Head of Germany's Ifo economic institute Clemens Fuest told German daily Tagesspiegel that Italy could eventually opt out of the euro currency area if Italians do not see any improvement in their standard of living.
"The standard of living in Italy is at the same level as in 2000. If that does not change, the Italians will at some stage say: 'We don't want this euro zone any more'," Ifo chief Clemens Fuest told the newspaper.
He also said that if Germany's parliament were to approve a European rescue programme for Italy, it would impose on German taxpayers risks "the size of which it does not know and cannot control." He said German lawmakers should not agree to do this.
Italian government is focusing on underwriting the stability of its banking sector, starting with a bailout of Monte dei Paschi di Siena. Italy's government at a cabinet meeting last month approved the creation of a €20 billion fund to help troubled banks. Italy's banking sector is saddled with 356 billion euros of bad loans, around a third of the euro zone's total.
European rules on bank rescues require that investors to share some burden of losses. However, under the terms attached to the Italian government’s new fund, the losses suffered by holders of Monte dei Paschi’s junior bonds appear to be fairly limited.

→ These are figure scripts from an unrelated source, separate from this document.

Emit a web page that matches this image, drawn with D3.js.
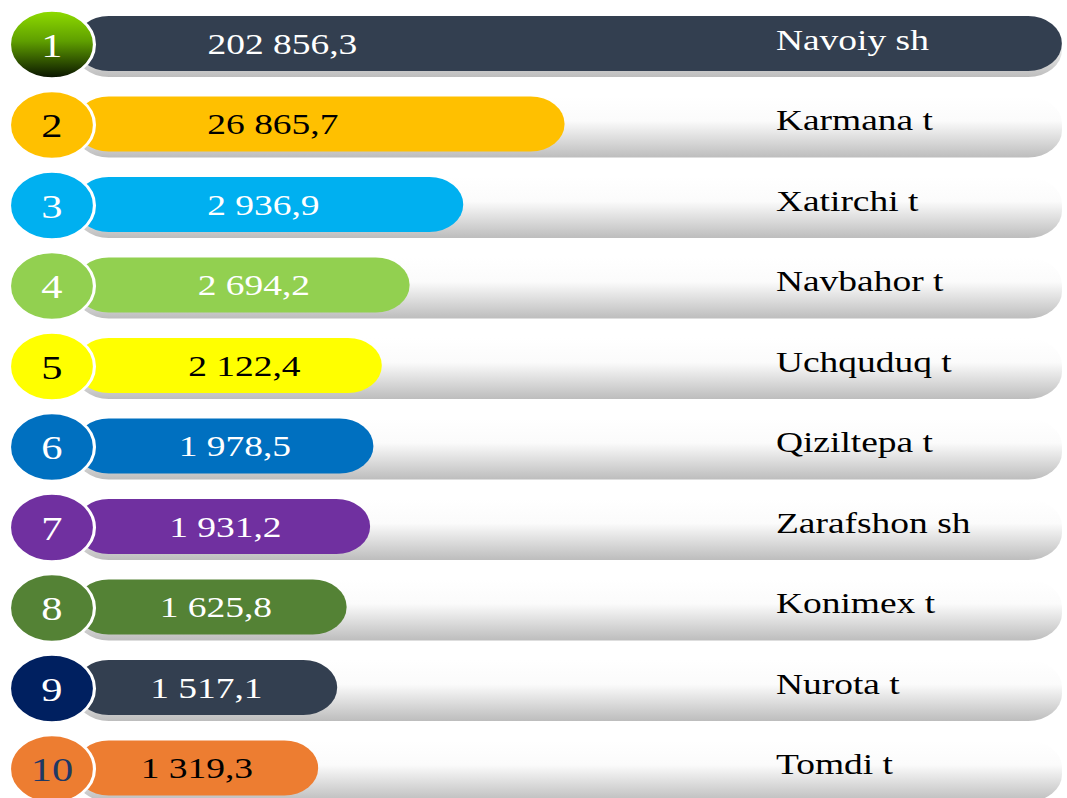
<!DOCTYPE html>
<html>
<head>
<meta charset="utf-8">
<script src="https://cdn.jsdelivr.net/npm/d3@7"></script>
<style>
  html, body { margin: 0; padding: 0; background: #fff; overflow: hidden; }
  svg { display: block; }
</style>
</head>
<body>
<div id="chart"></div>
<script>
// data
const ranks = [1, 2, 3, 4, 5, 6, 7, 8, 9, 10]
const districts = ['Navoiy sh', 'Karmana t', 'Xatirchi t', 'Navbahor t', 'Uchquduq t',
  'Qiziltepa t', 'Zarafshon sh', 'Konimex t', 'Nurota t', 'Tomdi t']
const values = [202856.3, 26865.7, 2936.9, 2694.2, 2122.4, 1978.5, 1931.2, 1625.8, 1517.1, 1319.3]
const barColors = ['#333f50', '#ffc000', '#00b0f0', '#92d050', '#ffff00',
  '#0070c0', '#7030a0', '#548235', '#333f50', '#ed7d31']
const circleColors = ['url(#greenBall)', '#ffc000', '#00b0f0', '#92d050', '#ffff00',
  '#0070c0', '#7030a0', '#548235', '#002060', '#ed7d31']
const numColors = ['#fff', '#000', '#fff', '#fff', '#000', '#fff', '#fff', '#fff', '#fff', '#1f3864']
const valueColors = ['#fff', '#000', '#fff', '#fff', '#000', '#fff', '#fff', '#fff', '#fff', '#000']
const labelColors = ['#fff', '#000', '#000', '#000', '#000', '#000', '#000', '#000', '#000', '#000']

// the picture is drawn on a narrower canvas and stretched sideways, like the original slide
const W = 1067, H = 798
const innerW = 854
const x0 = 60, trackEnd = 850, cx = 41.6, rad = 34
const font = '"Liberation Serif", "Times New Roman", serif'

const fmt = (v) => {
  const [a, b] = v.toFixed(1).split('.')
  return a.replace(/\B(?=(\d{3})+(?!\d))/g, ' ') + ',' + b
}

const svg = d3.select('#chart').append('svg')
  .attr('width', W).attr('height', H)
  .attr('viewBox', `0 0 ${innerW} ${H}`)
  .attr('preserveAspectRatio', 'none')

const defs = svg.append('defs')
const tg = defs.append('linearGradient').attr('id', 'track')
  .attr('x1', 0).attr('y1', 0).attr('x2', 0).attr('y2', 1)
tg.append('stop').attr('offset', '0%').attr('stop-color', '#ffffff')
tg.append('stop').attr('offset', '40%').attr('stop-color', '#fbfbfb')
tg.append('stop').attr('offset', '100%').attr('stop-color', '#bdbdbd')

const gb = defs.append('linearGradient').attr('id', 'greenBall')
  .attr('x1', 0).attr('y1', 0).attr('x2', 0).attr('y2', 1)
gb.append('stop').attr('offset', '0%').attr('stop-color', '#8fdc00')
gb.append('stop').attr('offset', '45%').attr('stop-color', '#5f9f00')
gb.append('stop').attr('offset', '100%').attr('stop-color', '#081200')

const y = d3.scaleBand().domain(ranks).range([16, 795.5]).paddingInner(0.3168)
const bh = y.bandwidth()

// piecewise log scale: value -> right end of the bar
const x = d3.scaleLog()
  .domain([1300, 2000, 2700, 2950, 27000, 203000])
  .range([253, 300, 328, 373, 452, trackEnd])

const rows = ranks.map((r, i) => ({ rank: r, name: districts[i], value: values[i], i }))

const row = svg.selectAll('g.row').data(rows).join('g').attr('class', 'row')

row.append('rect')
  .attr('x', x0).attr('y', (d) => y(d.rank))
  .attr('width', trackEnd - x0).attr('height', bh + 6)
  .attr('rx', 27).attr('ry', 27)
  .attr('fill', 'url(#track)')

row.append('rect')
  .attr('x', x0).attr('y', (d) => y(d.rank))
  .attr('width', (d) => x(d.value) - x0).attr('height', bh)
  .attr('rx', 27).attr('ry', 27)
  .attr('fill', (d) => barColors[d.i])

row.append('circle')
  .attr('cx', cx).attr('cy', (d) => y(d.rank) + bh / 2 + 1)
  .attr('r', rad)
  .attr('fill', (d) => circleColors[d.i])
  .attr('stroke', '#fff').attr('stroke-width', 2.5)

row.append('text')
  .attr('x', cx).attr('y', (d) => y(d.rank) + bh / 2 + 2)
  .attr('text-anchor', 'middle').attr('dominant-baseline', 'central')
  .attr('font-family', font).attr('font-size', 34)
  .attr('fill', (d) => numColors[d.i])
  .text((d) => d.rank)

row.append('text')
  .attr('x', (d) => 226 - 7.6 * d.i)
  .attr('y', (d) => y(d.rank) + bh / 2)
  .attr('text-anchor', 'middle').attr('dominant-baseline', 'central')
  .attr('font-family', font).attr('font-size', 30)
  .attr('fill', (d) => valueColors[d.i])
  .text((d) => fmt(d.value))

row.append('text')
  .attr('x', 621)
  .attr('y', (d) => y(d.rank) + bh / 2 - 4)
  .attr('dominant-baseline', 'central')
  .attr('font-family', font).attr('font-size', 30)
  .attr('fill', (d) => labelColors[d.i])
  .text((d) => d.name)
</script>
</body>
</html>
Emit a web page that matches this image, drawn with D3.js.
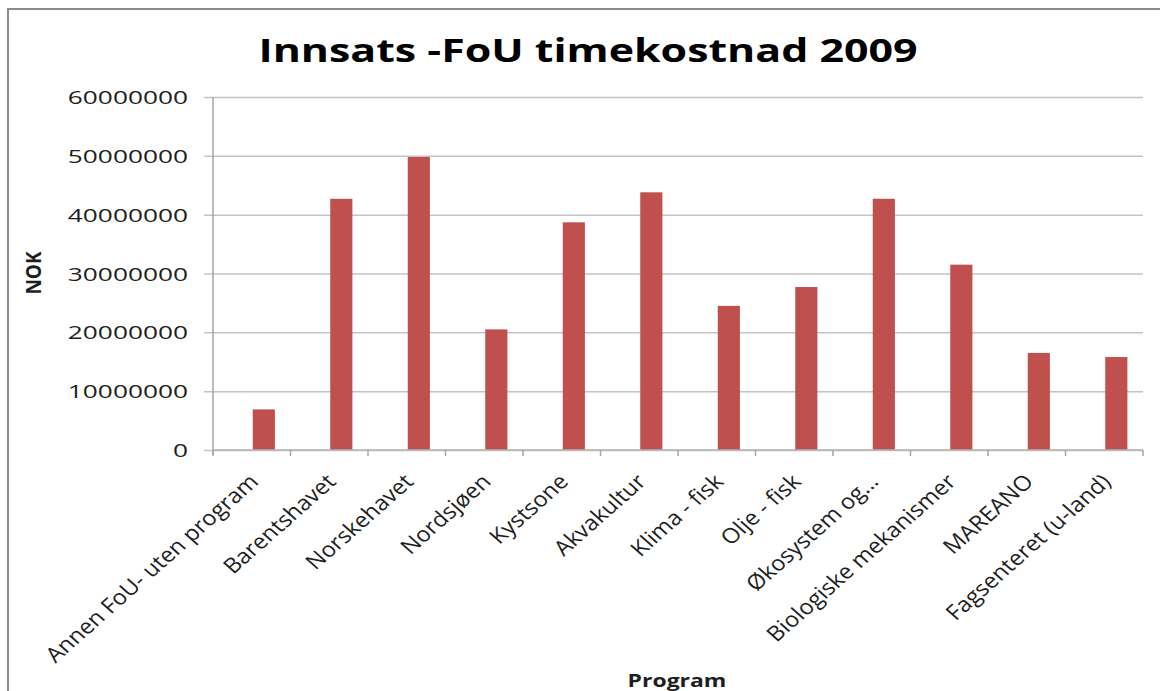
<!DOCTYPE html>
<html>
<head>
<meta charset="utf-8">
<script src="https://cdn.jsdelivr.net/npm/d3@7"></script>
<style>
    html, body { margin: 0; padding: 0; background: #fff; }
    svg { display: block; }
    text { font-family: "Open Sans", sans-serif; fill: #1e1e1e; }
</style>
</head>
<body>
<div id="chart"></div>
<script>
// Chart data
const programs = [
    'Annen FoU- uten program', 'Barentshavet', 'Norskehavet', 'Nordsjøen',
    'Kystsone', 'Akvakultur', 'Klima - fisk', 'Olje - fisk',
    'Økosystem og…', 'Biologiske mekanismer', 'MAREANO', 'Fagsenteret (u-land)'
];
const nok = [
    6900000, 42700000, 49800000, 20500000,
    38700000, 43800000, 24500000, 27700000,
    42700000, 31500000, 16500000, 15800000
];
const yTicks = [0, 10000000, 20000000, 30000000, 40000000, 50000000, 60000000];

const titleText = 'Innsats -FoU timekostnad 2009';
const xTitle = 'Program';
const yTitle = 'NOK';

// Layout
const WIDTH = 1160;
const HEIGHT = 691;
// the source picture is stretched sideways, so text gets a horizontal scale
const SX_TITLE = 1.30;
const SX_TICK = 1.46;
const SX_LABEL = 1.13;
const BAR_COLOR = '#C0504D';
const plot = { left: 213, right: 1143, top: 97, bottom: 450 };

const svg = d3.select('#chart')
    .append('svg')
    .attr('width', WIDTH)
    .attr('height', HEIGHT);

// Outer chart frame (runs off the right and bottom edge)
svg.append('rect')
    .attr('x', 8)
    .attr('y', 9)
    .attr('width', 1300)
    .attr('height', 900)
    .style('fill', 'none')
    .style('stroke', '#8c8c8c')
    .style('stroke-width', 2);

const x = d3.scaleBand()
    .domain(programs)
    .range([plot.left, plot.right]);

const y = d3.scaleLinear()
    .domain([0, 60000000])
    .range([plot.bottom, plot.top]);

// Gridlines + y axis
const yAxis = svg.append('g')
    .attr('transform', `translate(${plot.left},0)`)
    .call(d3.axisLeft(y)
        .tickValues(yTicks)
        .tickSize(-(plot.right - plot.left))
        .tickSizeOuter(0)
        .tickFormat(d3.format('d')));

yAxis.select('.domain').remove();
yAxis.selectAll('.tick line')
    .attr('x1', -9)
    .style('stroke', '#c4c4c4')
    .style('stroke-width', 1.5);
yAxis.selectAll('.tick text')
    .attr('x', null)
    .attr('dy', null)
    .attr('transform', `translate(-25,6.5) scale(${SX_TICK},1)`)
    .style('font-size', '18px')
    .style('fill', '#1e1e1e');
yAxis.attr('font-family', null).attr('font-size', null);

// Vertical axis line
svg.append('line')
    .attr('x1', plot.left).attr('x2', plot.left)
    .attr('y1', plot.top).attr('y2', plot.bottom + 5)
    .style('stroke', '#a6a6a6')
    .style('stroke-width', 1.5);

// Bars: Excel clustered layout, the visible series sits in the right slot
const barW = x.bandwidth() / 3.5;
svg.append('g')
    .selectAll('rect')
    .data(programs)
    .join('rect')
    .attr('x', d => x(d) + x.bandwidth() / 2 + 1)
    .attr('width', barW)
    .attr('y', (d, i) => y(nok[i]))
    .attr('height', (d, i) => y(0) - y(nok[i]))
    .style('fill', BAR_COLOR);

// x axis line and ticks at category boundaries
const xAxis = svg.append('g')
    .attr('transform', `translate(0,${plot.bottom})`);

xAxis.append('line')
    .attr('x1', plot.left).attr('x2', plot.right)
    .style('stroke', '#b4b4b4')
    .style('stroke-width', 1.5);

xAxis.selectAll('.xtick')
    .data(programs.concat(['end']))
    .join('line')
    .attr('class', 'xtick')
    .attr('x1', d => d === 'end' ? plot.right : x(d))
    .attr('x2', d => d === 'end' ? plot.right : x(d))
    .attr('y1', 0)
    .attr('y2', 6)
    .style('stroke', '#a6a6a6')
    .style('stroke-width', 1.5);

// Rotated category labels
xAxis.selectAll('.xlabel')
    .data(programs)
    .join('text')
    .attr('class', 'xlabel')
    .attr('text-anchor', 'end')
    .attr('transform', d => `translate(${x(d) + x.bandwidth() / 2 + 8},${33}) scale(${SX_LABEL},1) rotate(-45)`)
    .style('font-size', '21px')
    .text(d => d);

// Titles
svg.append('text')
    .attr('text-anchor', 'middle')
    .attr('transform', `translate(588,62) scale(${SX_TITLE},1)`)
    .style('font-size', '33px')
    .style('font-weight', 'bold')
    .style('fill', '#000')
    .text(titleText);

svg.append('text')
    .attr('text-anchor', 'middle')
    .attr('transform', `translate(677,687) scale(1.35,1)`)
    .style('font-size', '17px')
    .style('font-weight', 'bold')
    .text(xTitle);

svg.append('text')
    .attr('text-anchor', 'middle')
    .attr('transform', `translate(41,273) scale(1.15,1) rotate(-90)`)
    .style('font-size', '19px')
    .style('font-weight', 'bold')
    .text(yTitle);
</script>
</body>
</html>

Germany's finance ministry expressed concern last week about Italian rescue plans, saying Rome must stick to European rules. He said a precautionary state recapitalisation of banks can only be part of a solution in exceptional cases and under strict conditions and that owners and creditors must be among the first to suffer losses. The bank must be solvent, he added and state money must not be used to cover losses.